Sunday, March 20, 2011

Fido is not a dog

---- Grice could be contradictory sometimes. In discussing formality as an aspect of central meaning, he refers to conditions of truths. What are those conditions?

On p. 364 of WoW (Retrospective Epilogue on Central Meaning):

"the conditions in questions would of course have to be conditions of truth."

What conditions?

"Similar troubles might atttend a superficially
different presentation of the enterprise, according
to which what is being sought and, one hopes,
legtimately fixed by fiat would be

NOT conventional meanings

of certain expressions

['bachelor']

BUT a solid guarantee that,
in certain [truth-] conditions,
in calling something [a spade]
a so-and-so [a spade], one would NOT
be miscalling it a so-and-so [a spade]."


Yet, in Meaning Revisited, but also in "Actions and Events", he delighted his audience with a cheerful recollection of how things went in Oxford.

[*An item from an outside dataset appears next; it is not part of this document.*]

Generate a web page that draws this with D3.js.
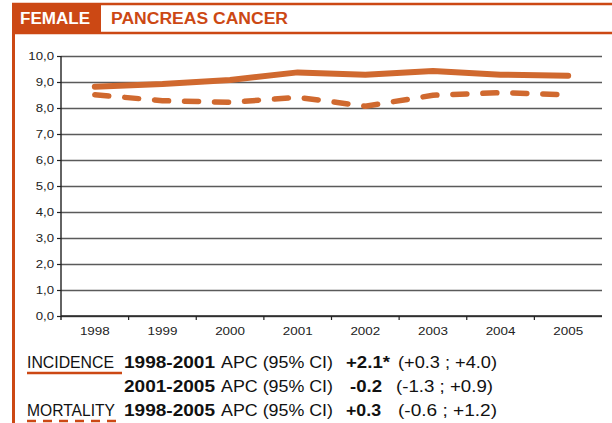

At this college, the newly elected provost had a dog. But no dogs were allowed in college. Grice found the way out typically Oxonian and a good illustration of what he called the primacy of 'deeming' -- when MISCALLING an x an y counts as calling an y an y -- as it were.

----

Instead of changing the college regulations, it was decided that the provost's dog was a _cat_.